How is PIM measured? PIM is measured by driving the system with two carriers, usually 20 W each under the IEC 62037 standard, and reading the power of the resulting intermodulation product. It is quoted in dBm as an absolute power, or in dBc as the number of decibels below the test carriers. A more negative dBc figure is better.
What is a good PIM value? For a connector or component, a rating in the region of −150 to −160 dBc with two 20 W carriers is considered good, and lower is better. The figure that matters in practice is whether the resulting product sits below the receiver noise floor for that site.
Is PIM the same as VSWR? No. VSWR and return loss measure how much signal a junction reflects, while PIM measures how much new signal it creates through non-linearity. A connection can have an excellent impedance match and still generate damaging PIM, so the two are tested separately.

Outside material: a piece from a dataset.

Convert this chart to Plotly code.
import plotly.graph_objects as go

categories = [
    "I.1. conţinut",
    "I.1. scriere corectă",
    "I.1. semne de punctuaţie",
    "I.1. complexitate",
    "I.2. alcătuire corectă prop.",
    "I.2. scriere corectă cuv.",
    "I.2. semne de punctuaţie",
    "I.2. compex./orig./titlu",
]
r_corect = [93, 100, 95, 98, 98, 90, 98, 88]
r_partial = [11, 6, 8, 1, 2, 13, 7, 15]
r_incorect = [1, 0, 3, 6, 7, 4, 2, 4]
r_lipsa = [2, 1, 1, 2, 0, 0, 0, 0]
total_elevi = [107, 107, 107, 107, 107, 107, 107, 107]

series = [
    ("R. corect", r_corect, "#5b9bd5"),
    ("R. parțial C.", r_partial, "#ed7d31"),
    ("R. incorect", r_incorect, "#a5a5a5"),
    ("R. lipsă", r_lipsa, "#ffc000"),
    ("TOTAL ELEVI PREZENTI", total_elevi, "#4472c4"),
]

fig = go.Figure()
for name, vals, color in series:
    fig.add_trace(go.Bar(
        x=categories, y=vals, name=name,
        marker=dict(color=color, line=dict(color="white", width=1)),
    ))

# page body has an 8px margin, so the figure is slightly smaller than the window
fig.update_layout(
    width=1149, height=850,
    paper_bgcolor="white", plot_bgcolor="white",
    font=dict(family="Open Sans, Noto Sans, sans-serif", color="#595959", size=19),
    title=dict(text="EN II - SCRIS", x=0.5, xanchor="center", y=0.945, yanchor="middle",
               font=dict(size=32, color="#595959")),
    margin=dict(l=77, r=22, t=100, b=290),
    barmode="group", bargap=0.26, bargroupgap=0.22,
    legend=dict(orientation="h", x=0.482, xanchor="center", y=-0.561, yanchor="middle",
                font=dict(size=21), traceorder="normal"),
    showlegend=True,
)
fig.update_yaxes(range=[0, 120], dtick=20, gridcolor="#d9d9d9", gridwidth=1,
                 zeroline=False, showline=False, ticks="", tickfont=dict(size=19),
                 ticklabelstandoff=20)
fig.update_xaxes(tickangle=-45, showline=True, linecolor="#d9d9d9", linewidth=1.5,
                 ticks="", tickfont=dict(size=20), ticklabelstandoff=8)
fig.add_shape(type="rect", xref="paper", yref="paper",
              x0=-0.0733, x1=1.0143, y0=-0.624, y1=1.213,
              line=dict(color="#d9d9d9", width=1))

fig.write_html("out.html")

How do you fix PIM? Use PIM-rated components, reduce the number of connectors, torque every connection to specification, keep contacts clean and dry, avoid ferromagnetic metals, and test with a PIM analyser after installation. For external PIM, remove or bond loose and corroded metal near the antenna.
Build it in noIM₃
The PIM calculator works out where the intermodulation products from your transmit carriers fall and flags the ones that land in a receive band, and the intermodulation calculator extends that to multi-carrier sites where the combinations multiply. When the question is the match rather than the linearity, the VSWR and return loss calculator covers the reflection side of the same connection.
Key Takeaway
Passive intermodulation is the interference a site makes for itself when strong transmit carriers mix in a junction that should be linear but is not. Its products can fall straight into the receive band, where they raise the noise floor and shrink the cell, and no amount of transmit power or downlink tuning will clear them. The cure is in the hardware and the workmanship: PIM-rated components, fewer and tighter connections, clean and dry contacts, no magnetic metals, and a PIM test before the site goes live. Stop it at the junction and it never reaches the receiver.